◆ WHAT YOU WILL DO: Records follow. Select each line holding "page".

─── INFORMATION SHOWN ───

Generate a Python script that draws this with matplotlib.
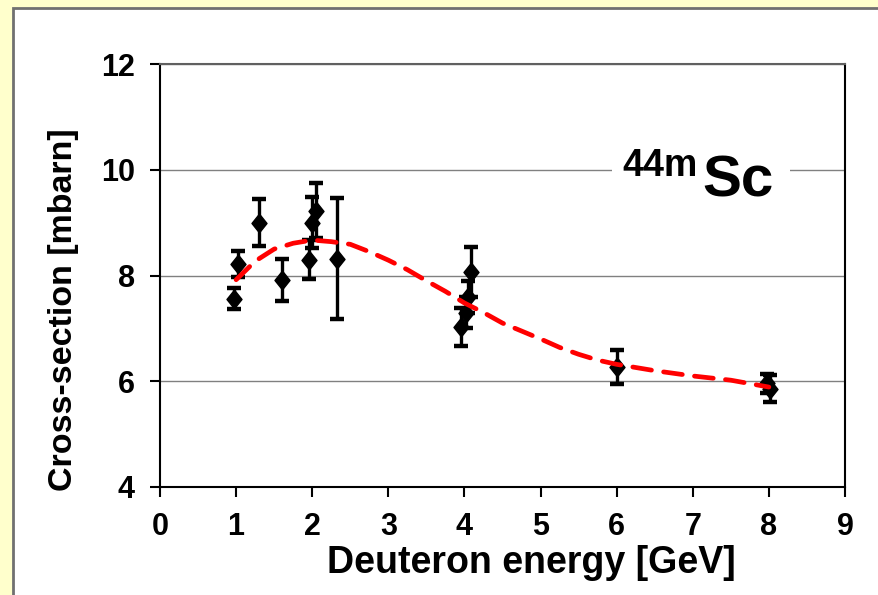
import matplotlib.pyplot as plt
from matplotlib.patches import Rectangle
from matplotlib.path import Path

plt.rcParams['font.family'] = ['Liberation Sans', 'DejaVu Sans']
plt.rcParams['font.weight'] = 'bold'

# measured cross-sections (energy GeV, sigma mbarn, error)
energy = [0.97, 1.03, 1.30, 1.60, 1.96, 2.00, 2.05, 2.33, 3.96, 4.02, 4.05, 4.09, 6.00, 7.98, 8.02]
sigma = [7.56, 8.22, 9.00, 7.91, 8.30, 9.00, 9.22, 8.32, 7.03, 7.30, 7.60, 8.07, 6.27, 5.96, 5.86]
sigma_err = [0.20, 0.25, 0.45, 0.40, 0.37, 0.48, 0.52, 1.15, 0.36, 0.30, 0.30, 0.47, 0.33, 0.18, 0.26]

# model curve
model_e = [1.0, 1.25, 1.5, 1.75, 2.0, 2.25, 2.5, 2.75, 3.0, 3.25, 3.5, 3.75, 4.0,
           4.25, 4.5, 4.75, 5.0, 5.25, 5.5, 5.75, 6.0, 6.5, 7.0, 7.5, 8.0]
model_sigma = [7.92, 8.27, 8.50, 8.61, 8.67, 8.64, 8.59, 8.45, 8.29, 8.11, 7.90, 7.70, 7.48,
               7.30, 7.10, 6.95, 6.80, 6.64, 6.51, 6.40, 6.32, 6.20, 6.10, 6.02, 5.89]

fig = plt.figure(figsize=(8.79, 5.95), dpi=100)
fig.patch.set_facecolor('#FFFFCC')
# white panel with a grey frame on the yellow page
fig.patches.append(Rectangle((13 / 879, -0.01), 1.0, 1.01 - 8 / 595, transform=fig.transFigure,
                             facecolor='white', edgecolor='#707070', linewidth=2, zorder=-5))

ax = fig.add_axes([160 / 879, 1 - 487 / 595, 685 / 879, 423 / 595])
ax.set_facecolor('white')

diamond = Path([(0, 1), (0.8, 0), (0, -1), (-0.8, 0), (0, 1)],
               [Path.MOVETO, Path.LINETO, Path.LINETO, Path.LINETO, Path.CLOSEPOLY])

ax.plot(model_e, model_sigma, color='red', linewidth=3.4, dashes=(4.0, 2.6),
        dash_capstyle='round', zorder=4)
ax.errorbar(energy, sigma, yerr=sigma_err, fmt='none', ecolor='black', elinewidth=2.4,
            capsize=5, capthick=3.2, zorder=3)
ax.plot(energy, sigma, linestyle='none', marker=diamond, markersize=13.5,
        color='black', zorder=3)

ax.set_xlim(0, 9)
ax.set_ylim(4, 12)
ax.set_xticks(range(0, 10))
ax.set_yticks([4, 6, 8, 10, 12])
ax.grid(axis='y', color='#808080', linewidth=1)
ax.set_axisbelow(True)
ax.tick_params(axis='both', direction='out', length=7, width=1.5, labelsize=22, pad=11)
for side in ['left', 'bottom', 'right']:
    ax.spines[side].set_color('black')
    ax.spines[side].set_linewidth(1.5)
ax.spines['top'].set_color('#606060')
ax.spines['top'].set_linewidth(1.5)

ax.set_xlabel('Deuteron energy [GeV]', fontsize=27, fontweight='bold')
ax.set_ylabel('Cross-section [mbarn]', fontsize=24.5, fontweight='bold')
ax.xaxis.set_label_coords(0.542, -0.138)
ax.yaxis.set_label_coords(-0.118, 0.418)

# isotope tag over the 10 mbarn gridline
ax.add_patch(Rectangle((5.94, 9.75), 2.34, 0.5, facecolor='white', edgecolor='none', zorder=2))
ax.text(7.13, 9.485, 'Sc', fontsize=42, fontweight='bold', ha='left', va='baseline', zorder=5)
ax.text(7.07, 9.88, '44m', fontsize=27, fontweight='bold', ha='right', va='baseline', zorder=5)

fig.savefig('out.png', dpi=100, facecolor=fig.get_facecolor())
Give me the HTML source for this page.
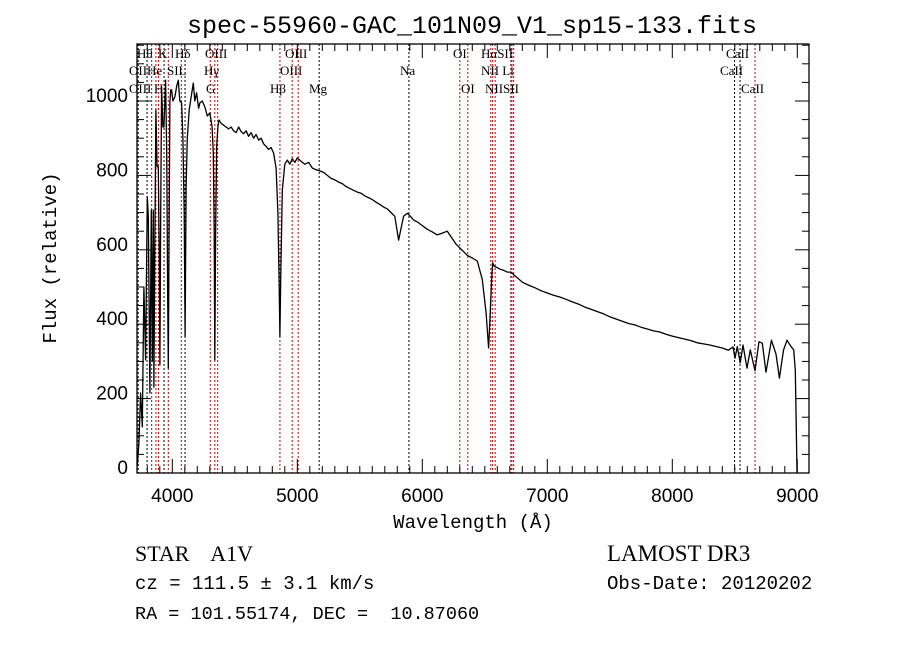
<!DOCTYPE html>
<html><head><meta charset="utf-8"><style>
html,body{margin:0;padding:0;background:#fff;}
#wrap{position:relative;width:900px;height:649px;overflow:hidden;background:#fff;}
svg{position:absolute;left:0;top:0;}
.t{font-family:"Liberation Sans",sans-serif;fill:#000;}
.ser{font-family:"Liberation Serif",serif;font-size:13px;fill:#000;}
.mono{font-family:"Liberation Mono",monospace;fill:#000;}
</style></head><body>
<div id="wrap">
<svg id="chart" width="900" height="649"></svg>
</div>
<script>
const wavelengths=[3720,3733,3746,3760,3773,3786,3800,3808,3821,3832,3840,3848,3853,3860,3869,3878,3888,3895,3901,3907,3914,3925,3933,3946,3955,3962,3968,3975,3981,3988,3994,4005,4021,4035,4048,4060,4074,4085,4095,4102,4110,4120,4135,4150,4168,4180,4194,4210,4221,4240,4261,4280,4301,4318,4328,4335,4340,4346,4355,4365,4373,4390,4410,4430,4450,4470,4490,4510,4530,4550,4570,4590,4610,4630,4650,4670,4690,4710,4730,4750,4770,4790,4810,4830,4845,4855,4861,4867,4880,4900,4920,4940,4960,4980,5000,5030,5060,5090,5120,5150,5180,5210,5240,5270,5300,5330,5360,5390,5420,5450,5480,5510,5540,5570,5600,5630,5660,5690,5720,5750,5780,5810,5850,5880,5893,5905,5930,5960,6000,6040,6080,6120,6160,6200,6240,6270,6300,6330,6360,6400,6440,6480,6510,6530,6545,6555,6563,6570,6580,6600,6620,6650,6680,6710,6740,6770,6800,6850,6900,6950,7000,7050,7100,7150,7200,7250,7300,7350,7400,7450,7500,7550,7600,7650,7700,7750,7800,7850,7900,7950,8000,8050,8100,8150,8200,8250,8300,8350,8400,8450,8486,8502,8520,8543,8566,8598,8624,8662,8694,8720,8750,8793,8830,8857,8890,8918,8950,8971,8984,8992,8998];
const fluxValues=[20,80,215,124,500,304,742,690,215,707,300,707,231,600,976,823,823,600,290,700,1038,930,930,1056,860,500,282,700,1000,1030,1030,1000,1011,1040,1056,1000,995,900,700,366,769,900,976,1010,1048,1000,1022,980,995,1000,984,960,968,930,860,650,304,640,880,930,949,940,935,930,925,930,920,915,930,918,912,920,905,915,900,910,895,900,885,878,870,875,860,820,700,500,366,520,760,830,841,830,845,835,847,838,830,835,820,815,812,808,800,792,788,782,778,770,765,760,755,752,745,740,735,728,722,715,710,700,690,626,690,698,694,690,680,675,665,655,648,640,645,650,630,615,605,595,585,578,570,520,430,336,440,525,565,558,555,552,548,545,540,540,530,522,513,505,498,490,484,478,473,467,460,454,446,440,434,428,420,414,408,402,398,392,387,382,379,373,368,364,360,356,350,347,344,340,336,330,339,309,340,296,344,282,331,275,353,349,271,357,320,255,330,357,340,331,277,120,0];
const yTicks=[0,200,400,600,800,1000];
const xTicks=[4000,5000,6000,7000,8000,9000];
const lineWaves=[3727,3798,3835,3869,3889,3934,3968,4072,4102,4304,4340,4363,4861,4959,5007,5175,5893,6300,6364,6548,6563,6583,6708,6717,6731,8498,8542,8662];
const lineDark=[1,1,0,0,0,1,0,0,1,0,0,0,0,0,0,1,1,0,0,0,0,0,0,0,0,1,1,0];

const NS='http://www.w3.org/2000/svg';
const svg=document.getElementById('chart');
const L=137,R=809,T=44,B=473;
function xs(w){return 172.3+(w-4000)*0.125;}
function ys(f){return 473-f*0.372;}
function mk(tag,attrs,parent){const e=document.createElementNS(NS,tag);for(const k in attrs)e.setAttribute(k,attrs[k]);(parent||svg).appendChild(e);return e;}
function txt(x,y,s,cls,extra){const e=mk('text',Object.assign({x:x,y:y,class:cls},extra||{}));e.textContent=s;return e;}

let tt=txt(472,33,'spec-55960-GAC_101N09_V1_sp15-133.fits','mono',{'font-size':'25','text-anchor':'middle'});



const gl=mk('g',{});


lineWaves.forEach((w,i)=>{
  const ln=mk('line',{x1:xs(w),x2:xs(w),y1:T,y2:B,stroke:lineDark[i]?'#000':'#c00000','stroke-width':1,'stroke-dasharray':'2,2'},gl);
  
  
});

const labels=[
 ['Hθ',137,58],['K',158,58],['Hδ',175,58],['OIII',205,58],['OIII',285,58],['OI',453,58],['HαSII',481,58],['CaII',726,58],
 ['OII',129,75],['He',147,75],['SIL',167,75],['Hγ',204,75],['OIII',280,75],['Na',400,75],['NII Li',481,75],['CaII',720,75],
 ['OIII',129,93],['H',154,93],['G',206,93],['Hβ',270,93],['Mg',309,93],['OI',461,93],['NIISII',485,93],['CaII',741,93]
];
labels.forEach(l=>{
  const e=txt(l[1],l[2],l[0],'ser');
  
  
});

let d='';
wavelengths.forEach((w,i)=>{d+=(i?'L':'M')+xs(w).toFixed(1)+' '+ys(fluxValues[i]).toFixed(1)+' ';});
const sp=mk('path',{d:d,fill:'none',stroke:'#000','stroke-width':1.3,'stroke-linejoin':'round'});



const ax=mk('rect',{x:L,y:T,width:R-L,height:B-T,fill:'none',stroke:'#000','stroke-width':1.3});



const gx=mk('g',{});


for(let w=3800;w<=9000;w+=100){
  const major=w%1000===0;const len=major?14:7;const x=xs(w);
  if(x<L||x>R)continue;
  mk('line',{x1:x,x2:x,y1:B,y2:B-len,stroke:'#000','stroke-width':1},gx);
  mk('line',{x1:x,x2:x,y1:T,y2:T+len,stroke:'#000','stroke-width':1},gx);
}
xTicks.forEach(w=>{
  const e=txt(xs(w),502,String(w),'t',{'font-size':'19','text-anchor':'middle'});
  
  
});
const gy=mk('g',{});


for(let f=0;f<=1150;f+=50){
  const major=f%200===0;const len=major?14:7;const y=ys(f);
  if(y<T)continue;
  mk('line',{x1:L,x2:L+len,y1:y,y2:y,stroke:'#000','stroke-width':1},gy);
  mk('line',{x1:R,x2:R-len,y1:y,y2:y,stroke:'#000','stroke-width':1},gy);
}
yTicks.forEach(f=>{
  const e=txt(128,ys(f)+1,String(f),'t',{'font-size':'19','text-anchor':'end'});
  
  
});
let xt=txt(473,528,'Wavelength (Å)','mono',{'font-size':'19','text-anchor':'middle'});


let yt=txt(0,0,'Flux (relative)','mono',{'font-size':'19','text-anchor':'middle',transform:'translate(56,258) rotate(-90)'});



const info=[
 ['STAR    A1V',135,561,'22','"Liberation Serif",serif','object-class'],
 ['cz = 111.5 ± 3.1 km/s',135,589,'19','"Liberation Mono",monospace','redshift-info'],
 ['RA = 101.55174, DEC =  10.87060',135,619,'18.5','"Liberation Mono",monospace','coordinates-info'],
 ['LAMOST DR3',607,561,'23','"Liberation Serif",serif','survey-name'],
 ['Obs-Date: 20120202',607,589,'19','"Liberation Mono",monospace','obs-date']
];
info.forEach(a=>{
  const e=txt(a[1],a[2],a[0],'t',{'font-size':a[3]});
  e.setAttribute('style','font-family:'+a[4]+';white-space:pre;');
  
  
});
</script>
</body></html>
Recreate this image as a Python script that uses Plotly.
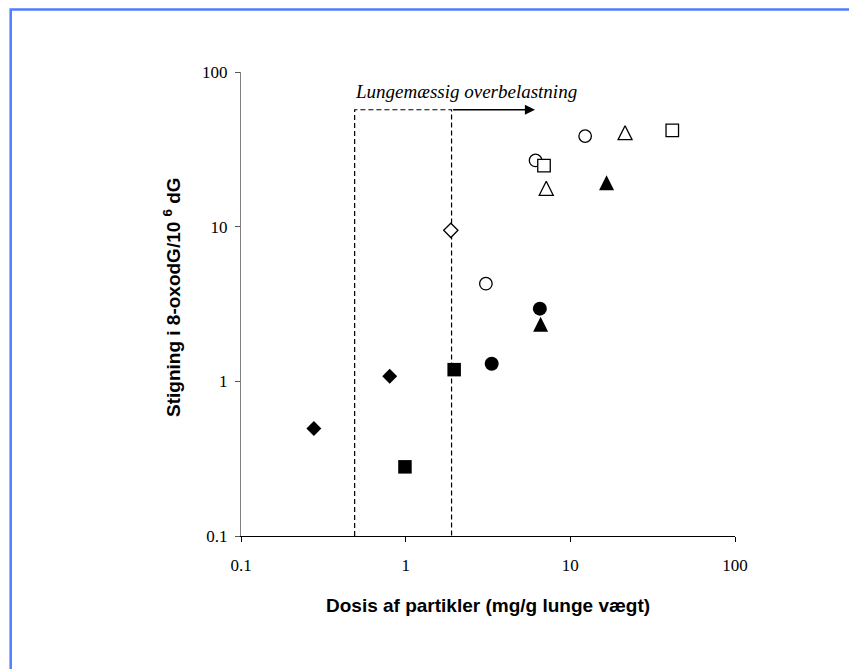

───

◆ OUTPUT FOR THIS EXERCISE:
# white panel with a grey frame on the yellow page
Give me the HTML source for this page.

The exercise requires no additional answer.